Directions for this task
Please reproduce exactly the lines between the line holding "Generate a web" and the line holding "0.51, 0.33, 0.27];", inclusive, leaving out any pictures.

Supplied records
________________
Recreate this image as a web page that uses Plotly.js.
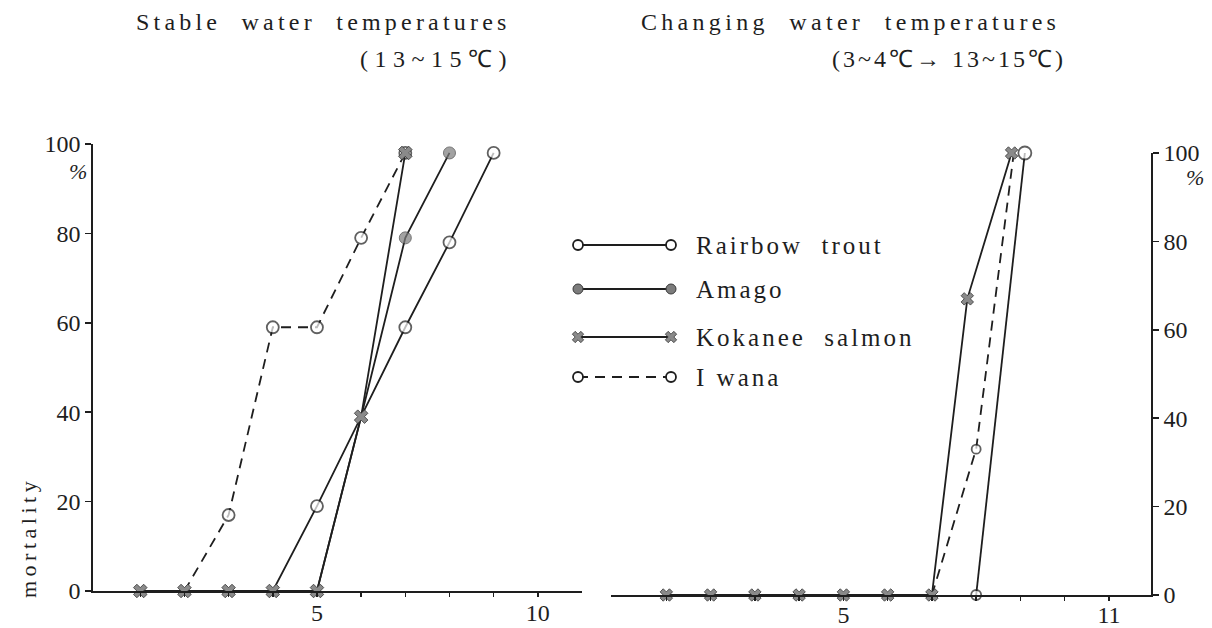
<!DOCTYPE html>
<html>
<head>
<meta charset="utf-8">
<script src="https://cdn.plot.ly/plotly-3.0.1.min.js"></script>
<style>
  html, body { margin: 0; padding: 0; background: #ffffff; }
  #chart { width: 1212px; height: 628px; }
</style>
</head>
<body>
<div id="chart"></div>
<script>
// ---- Stable water temperatures (13~15 C) ----
const stableRainbowX = [4, 5, 6, 7, 8, 9];
const stableRainbowY = [0, 19, 39, 59, 78, 98];
const stableAmagoX = [5, 6, 7, 8];
const stableAmagoY = [0, 39, 79, 98];
const stableKokaneeX = [1, 2, 3, 4, 5, 6, 7];
const stableKokaneeY = [0, 0, 0, 0, 0, 39, 98];
const stableIwanaX = [2, 3, 4, 5, 6, 7];
const stableIwanaY = [0, 17, 59, 59, 79, 98];

// ---- Changing water temperatures (3~4 C -> 13~15 C) ----
const changeRainbowX = [8, 9.1];
const changeRainbowY = [0, 100];
const changeKokaneeX = [1, 2, 3, 4, 5, 6, 7, 7.8, 8.8];
const changeKokaneeY = [0, 0, 0, 0, 0, 0, 0, 67, 100];
const changeIwanaX = [7, 8, 8.85];
const changeIwanaY = [0, 33, 100];

// ---- axis ticks and labels ----
const yTickVals = [0, 20, 40, 60, 80, 100];
const yTickText = ['0', '20', '40', '60', '80', '100'];
const stableXTickVals = [1, 2, 3, 4, 5, 6, 7, 8, 9, 10];
const stableXTickText = ['', '', '', '', '5', '', '', '', '', '10'];
const changeXTickVals = [1, 2, 3, 4, 5, 6, 7, 8, 9, 10, 11];
const changeXTickText = ['', '', '', '', '5', '', '', '', '', '', '11'];

const seriesNames = ['Rairbow\u00a0\u00a0trout', 'Amago', 'Kokanee\u00a0\u00a0salmon', 'I\u00a0wana'];
const titleStable = ['Stable\u00a0\u00a0water\u00a0\u00a0temperatures', '(13~15\u2103)'];
const titleChange = ['Changing\u00a0\u00a0water\u00a0\u00a0temperatures', '(3~4\u2103\u2192\u00a013~15\u2103)'];
const yTitle = 'mortality';
const unitLabel = '%';

// ---- page geometry (pixels) ----
const W = 1212, H = 628;
const FONT = 'Liberation Serif';
const INK = '#1e1e1e';
const px = v => v / W;
const py = v => 1 - v / H;
const spaced = (t, ls) => '<span style="letter-spacing:' + ls + 'px">' + t + '</span>';

// ---- mark styles ----
const lineSolid = { color: INK, width: 1.8 };
const lineDashed = { color: INK, width: 1.8, dash: '10px,7px' };
const openCircle = (size) => ({ symbol: 'circle', size: size, color: '#ffffff', line: { color: INK, width: 1.8 } });
const greyDot = (size) => ({ symbol: 'circle', size: size, color: '#7c7c7c', line: { color: '#3a3a3a', width: 1 } });
const crossMark = (size) => ({ symbol: 'x', size: size, color: '#8a8a8a', line: { color: '#333333', width: 0.8 } });

function series(x, y, xa, ya, line, marker) {
  return { type: 'scatter', mode: 'lines+markers', x: x, y: y, xaxis: xa, yaxis: ya,
           line: line, marker: marker, cliponaxis: false, showlegend: false, hoverinfo: 'skip' };
}

const traces = [
  // stable panel
  series(stableRainbowX, stableRainbowY, 'x', 'y', lineSolid, Object.assign(openCircle(12), { size: [0, 12, 0, 12, 12, 12] })),
  series(stableAmagoX, stableAmagoY, 'x', 'y', lineSolid, Object.assign(greyDot(12), { size: [0, 0, 12, 12] })),
  series(stableIwanaX, stableIwanaY, 'x', 'y', lineDashed, Object.assign(openCircle(12), { size: [0, 12, 12, 12, 12, 12] })),
  series(stableKokaneeX, stableKokaneeY, 'x', 'y', lineSolid, crossMark(12)),
  // changing panel
  series(changeRainbowX, changeRainbowY, 'x2', 'y2', lineSolid, Object.assign(openCircle(12), { size: [10, 13] })),
  series(changeIwanaX, changeIwanaY, 'x2', 'y2', lineDashed, Object.assign(openCircle(9), { size: [0, 9, 0] })),
  series(changeKokaneeX, changeKokaneeY, 'x2', 'y2', lineSolid, crossMark(11))
];

// ---- hand-drawn style key (placed on a full-page pixel axis) ----
const keyRows = [245, 289, 337, 377];
const keyStyles = [
  [lineSolid, openCircle(10)],
  [lineSolid, greyDot(10)],
  [lineSolid, crossMark(10)],
  [lineDashed, openCircle(10)]
];
const keyX0 = 578, keyX1 = 671, keyTextX = 694;
keyRows.forEach((ry, i) => {
  traces.push({ type: 'scatter', mode: 'lines+markers', x: [keyX0, keyX1], y: [ry, ry],
    xaxis: 'x3', yaxis: 'y3', line: keyStyles[i][0], marker: keyStyles[i][1],
    cliponaxis: false, showlegend: false, hoverinfo: 'skip' });
});

const axisCommon = {
  showline: true, linecolor: INK, linewidth: 1.8, mirror: false,
  showgrid: false, zeroline: false,
  ticks: 'outside', tickcolor: INK, tickwidth: 1.5,
  tickfont: { family: FONT, size: 24, color: INK },
  fixedrange: true
};

const annotations = [];
function note(x, y, text, size, opts) {
  annotations.push(Object.assign({ xref: 'x3', yref: 'y3', x: x, y: y, text: text, showarrow: false,
    xanchor: 'left', yanchor: 'middle', font: { family: FONT, size: size, color: INK } }, opts || {}));
}
note(134, 22, spaced(titleStable[0], 4.2), 24);
note(358, 59, spaced(titleStable[1], 6.5), 24);
note(639, 22, spaced(titleChange[0], 4.3), 24);
note(830, 59, spaced(titleChange[1], 3), 24);
seriesNames.forEach((n, i) => note(keyTextX, keyRows[i], spaced(n, 3), 25));
note(78, 171, unitLabel, 22, { xanchor: 'center', font: { family: FONT, size: 22, color: INK, style: 'italic' } });
note(1195, 177, unitLabel, 22, { xanchor: 'center', font: { family: FONT, size: 22, color: INK, style: 'italic' } });
note(28, 538, spaced(yTitle, 4.5), 22, { xanchor: 'center', textangle: -90 });

const layout = {
  width: W, height: H,
  margin: { l: 0, r: 0, t: 0, b: 0 },
  paper_bgcolor: '#ffffff', plot_bgcolor: 'rgba(0,0,0,0)',
  showlegend: false,
  font: { family: FONT, color: INK },
  xaxis: Object.assign({}, axisCommon, {
    domain: [px(93), px(582)], range: [-0.07, 11], anchor: 'y',
    tickmode: 'array', tickvals: stableXTickVals, ticktext: stableXTickText, ticklen: 4,
    ticklabelstandoff: -5
  }),
  yaxis: Object.assign({}, axisCommon, {
    domain: [py(591), py(144)], range: [0, 100], anchor: 'x',
    tickmode: 'array', tickvals: yTickVals, ticktext: yTickText, ticklen: 6
  }),
  xaxis2: Object.assign({}, axisCommon, {
    domain: [px(611), px(1151)], range: [-0.25, 11.95], anchor: 'y2',
    tickmode: 'array', tickvals: changeXTickVals, ticktext: changeXTickText, ticklen: 4,
    ticklabelstandoff: -7
  }),
  yaxis2: Object.assign({}, axisCommon, {
    domain: [py(595), py(153)], range: [0, 100], anchor: 'x2', side: 'right',
    tickmode: 'array', tickvals: yTickVals, ticktext: yTickText, ticklen: 6
  }),
  xaxis3: { domain: [0, 1], range: [0, W], anchor: 'y3', visible: false, fixedrange: true },
  yaxis3: { domain: [0, 1], range: [H, 0], anchor: 'x3', visible: false, fixedrange: true },
  annotations: annotations
};

Plotly.newPlot('chart', traces, layout, { staticPlot: true, displayModeBar: false });
</script>
</body>
</html>
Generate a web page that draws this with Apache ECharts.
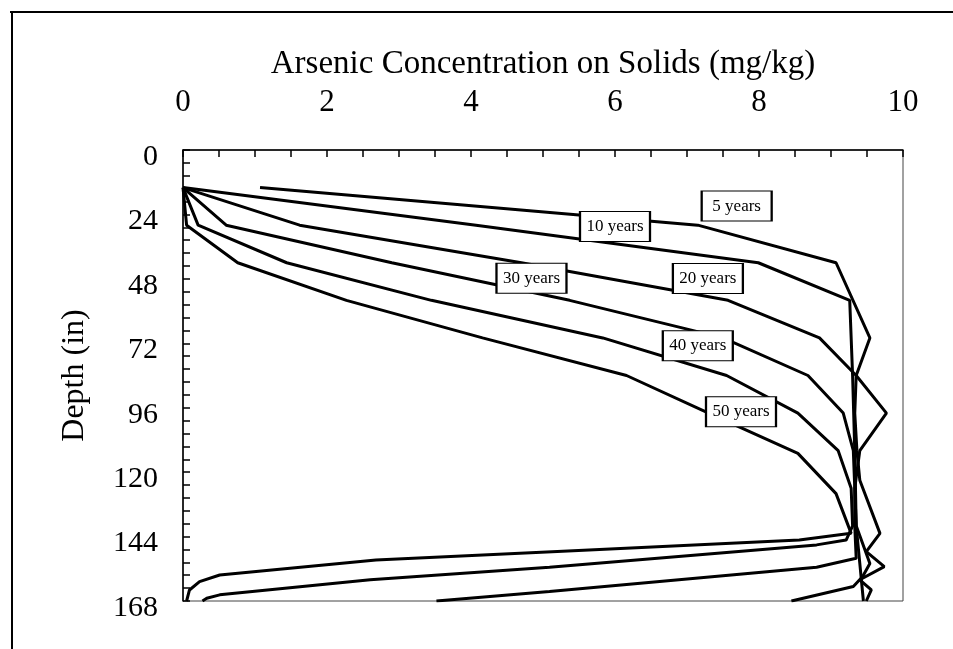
<!DOCTYPE html>
<html>
<head>
<meta charset="utf-8">
<script src="https://cdn.jsdelivr.net/npm/echarts@6/dist/echarts.min.js"></script>
<style>
html,body{margin:0;padding:0;background:#fff;}
#chart{width:953px;height:649px;}
</style>
</head>
<body>
<div id="chart"></div>
<script>
// Axis ticks
const xTicks = [0, 2, 4, 6, 8, 10];
const yTicks = [0, 24, 48, 72, 96, 120, 144, 168];

// Series: depth (in) and arsenic concentration (mg/kg)
const depth5  = [14, 28, 42, 70, 84, 98, 112, 123, 142.8, 149.6, 155.2, 160.1, 163.9, 168];
const conc5   = [1.07, 7.15, 9.07, 9.54, 9.35, 9.33, 9.36, 9.40, 9.68, 9.49, 9.74, 9.40, 9.56, 9.49];

const depth10 = [14, 28, 42, 56, 84, 112, 140, 154, 168];
const conc10  = [0, 4.07, 7.99, 9.26, 9.30, 9.33, 9.35, 9.40, 9.45];

const depth20 = [14, 28, 42, 56, 70, 84, 98, 112, 126, 140, 154, 158.9, 162.6, 168];
const conc20  = [0, 1.62, 4.7, 7.57, 8.84, 9.35, 9.77, 9.40, 9.33, 9.35, 9.54, 9.44, 9.31, 8.45];

const depth30 = [14, 28, 42, 56, 70, 84, 98, 112, 126, 140, 152.1, 155.4, 164.5, 168];
const conc30  = [0, 0.6, 2.9, 5.37, 7.5, 8.68, 9.17, 9.31, 9.33, 9.33, 9.35, 8.8, 5.09, 3.52];

const depth40 = [14, 28, 42, 56, 70, 84, 98, 112, 126, 140, 145.3, 147.1, 155.4, 160.1, 165.7, 167, 168];
const conc40  = [0, 0.21, 1.44, 3.45, 5.83, 7.55, 8.54, 9.1, 9.28, 9.3, 9.21, 8.8, 5.09, 2.6, 0.51, 0.33, 0.27];

const depth50 = [14, 28, 42, 56, 70, 84, 98, 113, 128, 142.8, 145.3, 149.6, 152.7, 158.3, 160.8, 163.9, 168];
const conc50  = [0, 0.05, 0.76, 2.27, 4.16, 6.16, 7.3, 8.54, 9.07, 9.28, 8.56, 5.2, 2.68, 0.51, 0.23, 0.09, 0.05];

// Curve labels and their anchor (concentration, depth)
const labelNames = ['5 years', '10 years', '20 years', '30 years', '40 years', '50 years'];
const labelConc  = [7.69, 6.0, 7.29, 4.84, 7.15, 7.75];
const labelDepth = [20.9, 28.5, 47.9, 47.8, 72.9, 97.5];

const seriesDepths = [depth5, depth10, depth20, depth30, depth40, depth50];
const seriesConcs  = [conc5, conc10, conc20, conc30, conc40, conc50];

const FONT = 'Liberation Serif';

const series = seriesDepths.map((d, i) => ({
  type: 'line',
  name: labelNames[i],
  showSymbol: false,
  symbol: 'none',
  smooth: false,
  data: d.map((v, j) => [seriesConcs[i][j], v]),
  lineStyle: { color: '#000', width: 3 },
  z: 2,
  markPoint: {
    symbol: 'rect',
    symbolSize: [70, 30],
    silent: true,
    z: 5,
    itemStyle: { color: '#fff', borderColor: '#000', borderWidth: 1.5 },
    label: {
      show: true, position: 'inside', color: '#000',
      fontFamily: FONT, fontSize: 17,
      formatter: labelNames[i]
    },
    data: [{ coord: [labelConc[i], labelDepth[i]] }]
  }
}));

const chart = echarts.init(document.getElementById('chart'), null, { renderer: 'canvas' });
chart.setOption({
  animation: false,
  backgroundColor: '#fff',
  grid: {
    left: 183, top: 150, right: 50, bottom: 48,
    show: true, borderColor: '#444', borderWidth: 1, backgroundColor: 'transparent'
  },
  xAxis: {
    type: 'value', position: 'top', min: 0, max: 10, interval: 2,
    name: 'Arsenic Concentration on Solids (mg/kg)',
    nameLocation: 'middle', nameGap: 69,
    nameTextStyle: { fontFamily: FONT, fontSize: 33, color: '#000' },
    axisLine: { show: true, lineStyle: { color: '#000', width: 1.5 } },
    axisTick: { show: true, inside: true, length: 7, lineStyle: { color: '#000', width: 1.5 } },
    minorTick: { show: true, splitNumber: 4, length: 7, lineStyle: { color: '#000', width: 1.5 } },
    splitLine: { show: false },
    axisLabel: {
      fontFamily: FONT, fontSize: 31, color: '#000', margin: 32,
      customValues: xTicks, formatter: v => String(v)
    }
  },
  yAxis: {
    type: 'value', inverse: true, min: 0, max: 168, interval: 24,
    name: 'Depth (in)',
    nameLocation: 'middle', nameGap: 92, nameRotate: 90,
    nameTextStyle: { fontFamily: FONT, fontSize: 32, color: '#000' },
    axisLine: { show: true, lineStyle: { color: '#000', width: 1.5 } },
    axisTick: { show: true, inside: true, length: 7, lineStyle: { color: '#000', width: 1.5 } },
    minorTick: { show: true, splitNumber: 5, length: 7, lineStyle: { color: '#000', width: 1.5 } },
    splitLine: { show: false },
    axisLabel: {
      fontFamily: FONT, fontSize: 30, color: '#000', margin: 25,
      verticalAlign: 'top', lineHeight: 14,
      customValues: yTicks, formatter: v => String(v)
    }
  },
  graphic: [
    { type: 'line', shape: { x1: 10, y1: 12, x2: 953, y2: 12 }, style: { stroke: '#000', lineWidth: 2 }, silent: true },
    { type: 'line', shape: { x1: 12, y1: 11, x2: 12, y2: 649 }, style: { stroke: '#000', lineWidth: 2 }, silent: true }
  ],
  series: series
});
</script>
</body>
</html>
________________
Task result
Generate a web page that draws this with Apache ECharts.
<!DOCTYPE html>
<html>
<head>
<meta charset="utf-8">
<script src="https://cdn.jsdelivr.net/npm/echarts@6/dist/echarts.min.js"></script>
<style>
html,body{margin:0;padding:0;background:#fff;}
#chart{width:953px;height:649px;}
</style>
</head>
<body>
<div id="chart"></div>
<script>
// Axis ticks
const xTicks = [0, 2, 4, 6, 8, 10];
const yTicks = [0, 24, 48, 72, 96, 120, 144, 168];

// Series: depth (in) and arsenic concentration (mg/kg)
const depth5  = [14, 28, 42, 70, 84, 98, 112, 123, 142.8, 149.6, 155.2, 160.1, 163.9, 168];
const conc5   = [1.07, 7.15, 9.07, 9.54, 9.35, 9.33, 9.36, 9.40, 9.68, 9.49, 9.74, 9.40, 9.56, 9.49];

const depth10 = [14, 28, 42, 56, 84, 112, 140, 154, 168];
const conc10  = [0, 4.07, 7.99, 9.26, 9.30, 9.33, 9.35, 9.40, 9.45];

const depth20 = [14, 28, 42, 56, 70, 84, 98, 112, 126, 140, 154, 158.9, 162.6, 168];
const conc20  = [0, 1.62, 4.7, 7.57, 8.84, 9.35, 9.77, 9.40, 9.33, 9.35, 9.54, 9.44, 9.31, 8.45];

const depth30 = [14, 28, 42, 56, 70, 84, 98, 112, 126, 140, 152.1, 155.4, 164.5, 168];
const conc30  = [0, 0.6, 2.9, 5.37, 7.5, 8.68, 9.17, 9.31, 9.33, 9.33, 9.35, 8.8, 5.09, 3.52];

const depth40 = [14, 28, 42, 56, 70, 84, 98, 112, 126, 140, 145.3, 147.1, 155.4, 160.1, 165.7, 167, 168];
const conc40  = [0, 0.21, 1.44, 3.45, 5.83, 7.55, 8.54, 9.1, 9.28, 9.3, 9.21, 8.8, 5.09, 2.6, 0.51, 0.33, 0.27];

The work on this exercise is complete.